In overturning the trial judge’s decision, the Court of Appeal noted that the trial judge did not say that the supervisor actually intended or knew that it was highly likely that the employee would suffer the extensive psychological injury she did, and thus the supervisor's actions did not meet the rigorous test required to establish intentional infliction of mental suffering. In addition, the Court of Appeal expressed doubts as to whether the supervisor's conduct was sufficiently "flagrant and outrageous".
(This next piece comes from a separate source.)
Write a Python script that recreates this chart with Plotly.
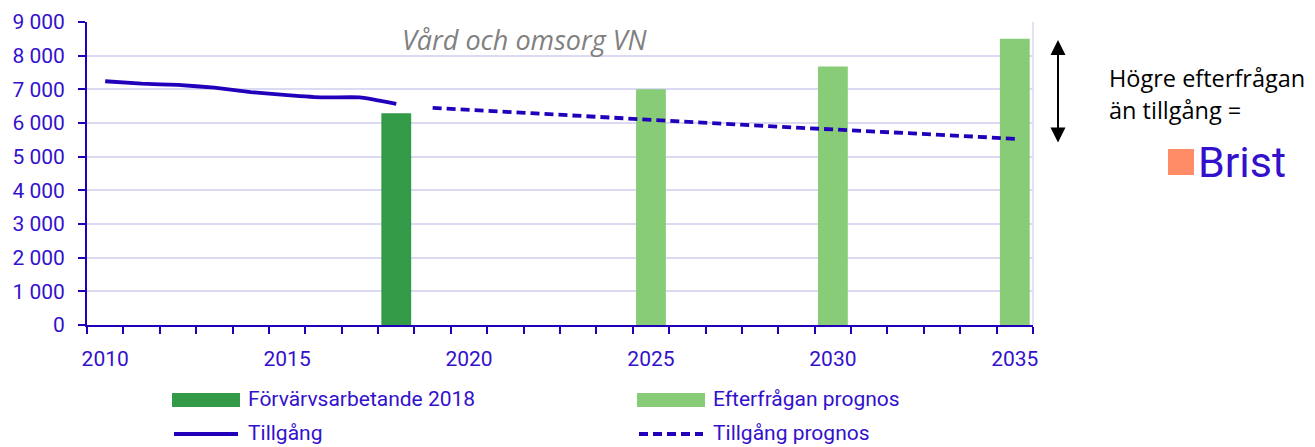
import plotly.graph_objects as go

# ---------------- data ----------------
years_hist = [2010, 2011, 2012, 2013, 2014, 2015, 2016, 2017, 2018]
tillgang = [7240, 7170, 7130, 7050, 6920, 6830, 6760, 6760, 6570]

years_prog = [2019, 2020, 2021, 2022, 2023, 2024, 2025, 2026, 2027,
              2028, 2029, 2030, 2031, 2032, 2033, 2034, 2035]
tillgang_prognos = [6450, 6390, 6330, 6270, 6200, 6140, 6080, 6030, 5970,
                    5920, 5860, 5810, 5760, 5700, 5640, 5590, 5530]

forv_year = [2018]
forv_value = [6290]

eft_years = [2025, 2030, 2035]
eft_values = [7000, 7680, 8500]

y_ticks = [0, 1000, 2000, 3000, 4000, 5000, 6000, 7000, 8000, 9000]
x_label_years = [2010, 2015, 2020, 2025, 2030, 2035]

title_text = "Vård och omsorg VN"
names = ["Förvärvsarbetande 2018", "Efterfrågan prognos", "Tillgång", "Tillgång prognos"]

# ---------------- styles ----------------
BLUE_LINE = "#2200BB"
BLUE_TXT = "#3311CC"
DARK_GREEN = "#339A47"
LIGHT_GREEN = "#88CC77"
GRID = "#DADAF2"
CORAL = "#FF8C66"

PAGE_W, PAGE_H = 1315, 447
OFF = 8  # default body margin of the html page
W, H = PAGE_W - OFF, PAGE_H - OFF
# plot area in page pixels
L, R, T, B = 87, 1033, 22, 325


def px(x):
    return (x - L) / (R - L)


def py(y):
    return (B - y) / (B - T)


fig = go.Figure()

fig.add_trace(go.Bar(x=forv_year, y=forv_value, name=names[0],
                     marker=dict(color=DARK_GREEN, line=dict(width=0)),
                     width=0.82, showlegend=False))
fig.add_trace(go.Bar(x=eft_years, y=eft_values, name=names[1],
                     marker=dict(color=LIGHT_GREEN, line=dict(width=0)),
                     width=0.82, showlegend=False))
fig.add_trace(go.Scatter(x=years_hist, y=tillgang, name=names[2], mode="lines",
                         line=dict(color=BLUE_LINE, width=3.8, shape="spline", smoothing=0.4),
                         showlegend=False))
fig.add_trace(go.Scatter(x=years_prog, y=tillgang_prognos, name=names[3], mode="lines",
                         line=dict(color=BLUE_LINE, width=3.8, dash="9px,5px"),
                         showlegend=False))

first_year = years_hist[0]
last_year = years_prog[-1]

fig.update_layout(
    width=W, height=H,
    margin=dict(l=L - OFF, r=PAGE_W - R, t=T - OFF, b=PAGE_H - B, pad=0, autoexpand=False),
    paper_bgcolor="white", plot_bgcolor="white",
    font=dict(family="Roboto", color=BLUE_TXT, size=21),
    barmode="overlay",
    xaxis=dict(
        automargin=False,
        range=[first_year - 0.5, last_year + 0.5],
        tickmode="array", tickvals=x_label_years,
        ticktext=[str(v) for v in x_label_years],
        ticks="outside", ticklen=7, tickcolor="rgba(0,0,0,0)",
        ticklabelstandoff=7,
        tickfont=dict(family="Roboto", size=21, color=BLUE_TXT),
        showgrid=False, zeroline=False,
        showline=True, linecolor=BLUE_LINE, linewidth=2,
        minor=dict(tickmode="linear", tick0=first_year - 0.5, dtick=1,
                   ticks="outside", ticklen=7, tickwidth=2, tickcolor=BLUE_LINE,
                   showgrid=False),
    ),
    yaxis=dict(
        automargin=False,
        range=[0, 9000],
        tickmode="array", tickvals=y_ticks,
        ticktext=[f"{v:,}".replace(",", " ") for v in y_ticks],
        ticks="outside", ticklen=7, tickwidth=2, tickcolor=BLUE_LINE,
        ticklabelstandoff=9,
        tickfont=dict(family="Roboto", size=21, color=BLUE_TXT),
        showgrid=True, gridcolor=GRID, gridwidth=1.5,
        zeroline=False,
        showline=True, linecolor=BLUE_LINE, linewidth=2,
    ),
)

shapes = []
annotations = []

# right plot border
shapes.append(dict(type="line", xref="paper", yref="paper", x0=1, x1=1, y0=0, y1=1,
                   line=dict(color=GRID, width=1.5)))

# custom legend
legend_items = [
    (172, 400, "bar", DARK_GREEN, names[0]),
    (637, 400, "bar", LIGHT_GREEN, names[1]),
    (172, 434, "line", BLUE_LINE, names[2]),
    (637, 434, "dash", BLUE_LINE, names[3]),
]
for x0, yc, kind, col, label in legend_items:
    if kind == "bar":
        shapes.append(dict(type="rect", xref="paper", yref="paper",
                           x0=px(x0), x1=px(x0 + 68), y0=py(yc + 7), y1=py(yc - 7),
                           fillcolor=col, line=dict(width=0)))
    else:
        shapes.append(dict(type="line", xref="paper", yref="paper",
                           x0=px(x0 + 2), x1=px(x0 + 66), y0=py(yc), y1=py(yc),
                           line=dict(color=col, width=4,
                                     dash="solid" if kind == "line" else "9px,5px")))
    annotations.append(dict(xref="paper", yref="paper", x=px(x0 + 74), y=py(yc - 1),
                            xanchor="left", yanchor="middle", showarrow=False,
                            text=label, font=dict(family="Roboto", size=21, color=BLUE_TXT)))

# chart title inside the plot
annotations.append(dict(xref="paper", yref="paper", x=px(525), y=py(39),
                        xanchor="center", yanchor="middle", showarrow=False,
                        text=f"<i>{title_text}</i>",
                        font=dict(family="Open Sans", size=27, color="#808080")))

# double arrow
annotations.append(dict(xref="paper", yref="paper", x=px(1058), y=py(40),
                        ax=0, ay=104, axref="pixel", ayref="pixel",
                        text="", showarrow=True, arrowside="end+start",
                        arrowhead=2, arrowsize=1.5, arrowwidth=2, arrowcolor="black"))

# side text
annotations.append(dict(xref="paper", yref="paper", x=px(1107), y=py(78),
                        xanchor="left", yanchor="middle", showarrow=False,
                        text="Högre efterfrågan",
                        font=dict(family="Open Sans", size=23.5, color="black")))
annotations.append(dict(xref="paper", yref="paper", x=px(1107), y=py(110),
                        xanchor="left", yanchor="middle", showarrow=False,
                        text="än tillgång =",
                        font=dict(family="Open Sans", size=23.5, color="black")))

# Brist marker
shapes.append(dict(type="rect", xref="paper", yref="paper",
                   x0=px(1168), x1=px(1194), y0=py(175), y1=py(149),
                   fillcolor=CORAL, line=dict(width=0)))
annotations.append(dict(xref="paper", yref="paper", x=px(1196), y=py(162),
                        xanchor="left", yanchor="middle", showarrow=False,
                        text="Brist",
                        font=dict(family="Roboto", size=43, color=BLUE_TXT)))

fig.update_layout(shapes=shapes, annotations=annotations)

fig.write_html("out.html")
In ruling that employers cannot be sued for the separate tort of negligent infliction of mental distress, the Court found that creating a duty of care on employers to shield employees from acts in the workplace, which might cause mental suffering, is too general and broad and would inappropriately insert the Court into the employment relationship. The Court noted that compensation for mental distress in the employment context is already available under the framework set out by the Supreme Court of Canada in Honda v. Keays, in which employees can sue their employers or supervisors for mental suffering inflicted during the termination process. Further, employees who are sufficiently aggrieved by inappropriate behaviour have the ability to sue for constructive dismissal. Recognition of a separate tort is therefore unnecessary.

Finally, while recognizing that an assault did occur, the Court concluded that the damages awarded had been overvalued because the trial judge took into account non-causal actions in a chain of events that took place both before and after the assault.

This case illustrates the continuing see-saw approach taken by our courts in their efforts to hold employers to account for their management of employees.